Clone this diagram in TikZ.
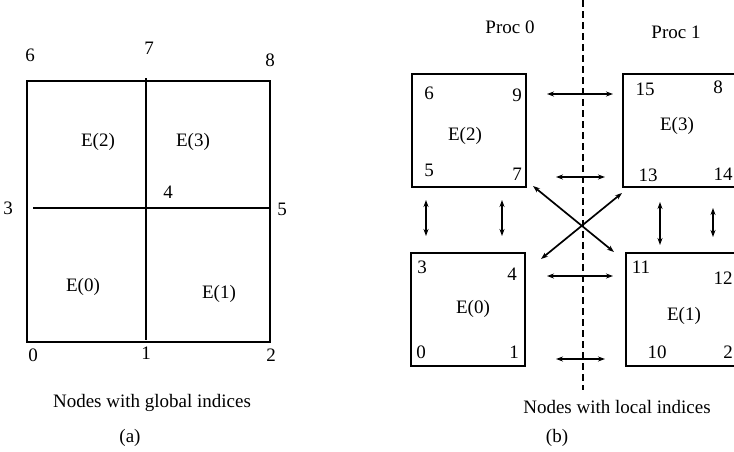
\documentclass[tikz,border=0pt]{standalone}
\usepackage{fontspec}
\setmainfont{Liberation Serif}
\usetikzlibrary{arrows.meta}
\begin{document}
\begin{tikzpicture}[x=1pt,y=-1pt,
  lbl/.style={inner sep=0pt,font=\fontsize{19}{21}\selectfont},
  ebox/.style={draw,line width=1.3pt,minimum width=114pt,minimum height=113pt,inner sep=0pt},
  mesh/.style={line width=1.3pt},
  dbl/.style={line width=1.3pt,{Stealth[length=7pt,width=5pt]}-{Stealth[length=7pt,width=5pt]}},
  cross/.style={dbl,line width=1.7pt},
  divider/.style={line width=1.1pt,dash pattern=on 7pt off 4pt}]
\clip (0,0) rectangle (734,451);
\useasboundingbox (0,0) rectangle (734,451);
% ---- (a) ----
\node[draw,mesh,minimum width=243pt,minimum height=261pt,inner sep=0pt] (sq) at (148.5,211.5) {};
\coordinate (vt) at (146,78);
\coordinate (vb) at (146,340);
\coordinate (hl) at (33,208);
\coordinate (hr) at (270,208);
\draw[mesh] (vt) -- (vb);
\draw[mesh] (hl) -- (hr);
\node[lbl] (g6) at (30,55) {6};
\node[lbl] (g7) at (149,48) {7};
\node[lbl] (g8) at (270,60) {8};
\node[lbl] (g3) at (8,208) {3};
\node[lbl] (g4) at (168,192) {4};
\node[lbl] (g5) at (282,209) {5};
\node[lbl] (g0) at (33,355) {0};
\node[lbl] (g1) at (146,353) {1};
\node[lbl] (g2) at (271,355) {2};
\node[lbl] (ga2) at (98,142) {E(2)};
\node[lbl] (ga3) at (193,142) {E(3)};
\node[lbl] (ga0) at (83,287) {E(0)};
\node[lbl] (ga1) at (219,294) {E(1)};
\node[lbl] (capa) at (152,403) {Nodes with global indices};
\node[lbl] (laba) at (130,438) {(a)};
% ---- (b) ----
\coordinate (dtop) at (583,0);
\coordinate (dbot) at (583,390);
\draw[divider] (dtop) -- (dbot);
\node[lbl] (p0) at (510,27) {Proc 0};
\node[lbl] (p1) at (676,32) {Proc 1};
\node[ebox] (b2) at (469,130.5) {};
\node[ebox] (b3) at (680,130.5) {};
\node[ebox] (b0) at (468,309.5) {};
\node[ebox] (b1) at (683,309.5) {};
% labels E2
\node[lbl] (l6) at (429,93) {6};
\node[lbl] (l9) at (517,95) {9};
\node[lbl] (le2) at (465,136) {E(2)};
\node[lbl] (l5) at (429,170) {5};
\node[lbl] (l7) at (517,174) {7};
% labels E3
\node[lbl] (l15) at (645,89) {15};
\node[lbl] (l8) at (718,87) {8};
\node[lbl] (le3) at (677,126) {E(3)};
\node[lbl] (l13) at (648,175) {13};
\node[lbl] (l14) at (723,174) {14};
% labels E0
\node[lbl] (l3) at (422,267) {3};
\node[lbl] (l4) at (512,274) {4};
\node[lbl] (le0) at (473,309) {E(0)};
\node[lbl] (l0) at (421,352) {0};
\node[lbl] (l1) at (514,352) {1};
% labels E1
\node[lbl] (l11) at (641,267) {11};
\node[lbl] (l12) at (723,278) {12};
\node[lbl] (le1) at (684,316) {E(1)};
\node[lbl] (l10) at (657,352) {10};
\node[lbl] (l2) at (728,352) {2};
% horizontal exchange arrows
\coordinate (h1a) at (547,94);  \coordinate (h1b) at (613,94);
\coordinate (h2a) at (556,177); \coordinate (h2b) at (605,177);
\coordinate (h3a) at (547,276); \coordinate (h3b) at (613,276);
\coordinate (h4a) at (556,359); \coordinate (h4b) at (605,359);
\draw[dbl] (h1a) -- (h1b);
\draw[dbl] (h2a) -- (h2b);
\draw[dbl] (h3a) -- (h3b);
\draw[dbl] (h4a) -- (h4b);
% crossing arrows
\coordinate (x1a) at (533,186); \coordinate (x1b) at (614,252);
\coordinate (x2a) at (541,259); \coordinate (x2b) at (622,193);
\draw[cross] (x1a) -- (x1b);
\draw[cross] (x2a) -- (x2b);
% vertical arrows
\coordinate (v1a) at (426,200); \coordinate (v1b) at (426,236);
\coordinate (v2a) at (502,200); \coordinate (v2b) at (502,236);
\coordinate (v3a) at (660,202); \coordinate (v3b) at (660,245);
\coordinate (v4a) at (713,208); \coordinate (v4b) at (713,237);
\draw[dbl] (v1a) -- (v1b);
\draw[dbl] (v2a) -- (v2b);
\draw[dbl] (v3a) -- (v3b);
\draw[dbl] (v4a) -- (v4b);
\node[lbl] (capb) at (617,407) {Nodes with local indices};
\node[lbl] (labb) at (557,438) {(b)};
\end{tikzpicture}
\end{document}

● ● ● ● ●

» **THE REQUEST**
Repeat the material exactly as it reads, without any of its pictures.

» **REPLY TO THE TASK**
Clone this diagram in TikZ.
\documentclass[tikz,border=0pt]{standalone}
\usepackage{fontspec}
\setmainfont{Liberation Serif}
\usetikzlibrary{arrows.meta}
\begin{document}
\begin{tikzpicture}[x=1pt,y=-1pt,
  lbl/.style={inner sep=0pt,font=\fontsize{19}{21}\selectfont},
  ebox/.style={draw,line width=1.3pt,minimum width=114pt,minimum height=113pt,inner sep=0pt},
  mesh/.style={line width=1.3pt},
  dbl/.style={line width=1.3pt,{Stealth[length=7pt,width=5pt]}-{Stealth[length=7pt,width=5pt]}},
  cross/.style={dbl,line width=1.7pt},
  divider/.style={line width=1.1pt,dash pattern=on 7pt off 4pt}]
\clip (0,0) rectangle (734,451);
\useasboundingbox (0,0) rectangle (734,451);
% ---- (a) ----
\node[draw,mesh,minimum width=243pt,minimum height=261pt,inner sep=0pt] (sq) at (148.5,211.5) {};
\coordinate (vt) at (146,78);
\coordinate (vb) at (146,340);
\coordinate (hl) at (33,208);
\coordinate (hr) at (270,208);
\draw[mesh] (vt) -- (vb);
\draw[mesh] (hl) -- (hr);
\node[lbl] (g6) at (30,55) {6};
\node[lbl] (g7) at (149,48) {7};
\node[lbl] (g8) at (270,60) {8};
\node[lbl] (g3) at (8,208) {3};
\node[lbl] (g4) at (168,192) {4};
\node[lbl] (g5) at (282,209) {5};
\node[lbl] (g0) at (33,355) {0};
\node[lbl] (g1) at (146,353) {1};
\node[lbl] (g2) at (271,355) {2};
\node[lbl] (ga2) at (98,142) {E(2)};
\node[lbl] (ga3) at (193,142) {E(3)};
\node[lbl] (ga0) at (83,287) {E(0)};
\node[lbl] (ga1) at (219,294) {E(1)};
\node[lbl] (capa) at (152,403) {Nodes with global indices};
\node[lbl] (laba) at (130,438) {(a)};
% ---- (b) ----
\coordinate (dtop) at (583,0);
\coordinate (dbot) at (583,390);
\draw[divider] (dtop) -- (dbot);
\node[lbl] (p0) at (510,27) {Proc 0};
\node[lbl] (p1) at (676,32) {Proc 1};
\node[ebox] (b2) at (469,130.5) {};
\node[ebox] (b3) at (680,130.5) {};
\node[ebox] (b0) at (468,309.5) {};
\node[ebox] (b1) at (683,309.5) {};
% labels E2
\node[lbl] (l6) at (429,93) {6};
\node[lbl] (l9) at (517,95) {9};
\node[lbl] (le2) at (465,136) {E(2)};
\node[lbl] (l5) at (429,170) {5};
\node[lbl] (l7) at (517,174) {7};
% labels E3
\node[lbl] (l15) at (645,89) {15};
\node[lbl] (l8) at (718,87) {8};
\node[lbl] (le3) at (677,126) {E(3)};
\node[lbl] (l13) at (648,175) {13};
\node[lbl] (l14) at (723,174) {14};
% labels E0
\node[lbl] (l3) at (422,267) {3};
\node[lbl] (l4) at (512,274) {4};
\node[lbl] (le0) at (473,309) {E(0)};
\node[lbl] (l0) at (421,352) {0};
\node[lbl] (l1) at (514,352) {1};
% labels E1
\node[lbl] (l11) at (641,267) {11};
\node[lbl] (l12) at (723,278) {12};
\node[lbl] (le1) at (684,316) {E(1)};
\node[lbl] (l10) at (657,352) {10};
\node[lbl] (l2) at (728,352) {2};
% horizontal exchange arrows
\coordinate (h1a) at (547,94);  \coordinate (h1b) at (613,94);
\coordinate (h2a) at (556,177); \coordinate (h2b) at (605,177);
\coordinate (h3a) at (547,276); \coordinate (h3b) at (613,276);
\coordinate (h4a) at (556,359); \coordinate (h4b) at (605,359);
\draw[dbl] (h1a) -- (h1b);
\draw[dbl] (h2a) -- (h2b);
\draw[dbl] (h3a) -- (h3b);
\draw[dbl] (h4a) -- (h4b);
% crossing arrows
\coordinate (x1a) at (533,186); \coordinate (x1b) at (614,252);
\coordinate (x2a) at (541,259); \coordinate (x2b) at (622,193);
\draw[cross] (x1a) -- (x1b);
\draw[cross] (x2a) -- (x2b);
% vertical arrows
\coordinate (v1a) at (426,200); \coordinate (v1b) at (426,236);
\coordinate (v2a) at (502,200); \coordinate (v2b) at (502,236);
\coordinate (v3a) at (660,202); \coordinate (v3b) at (660,245);
\coordinate (v4a) at (713,208); \coordinate (v4b) at (713,237);
\draw[dbl] (v1a) -- (v1b);
\draw[dbl] (v2a) -- (v2b);
\draw[dbl] (v3a) -- (v3b);
\draw[dbl] (v4a) -- (v4b);
\node[lbl] (capb) at (617,407) {Nodes with local indices};
\node[lbl] (labb) at (557,438) {(b)};
\end{tikzpicture}
\end{document}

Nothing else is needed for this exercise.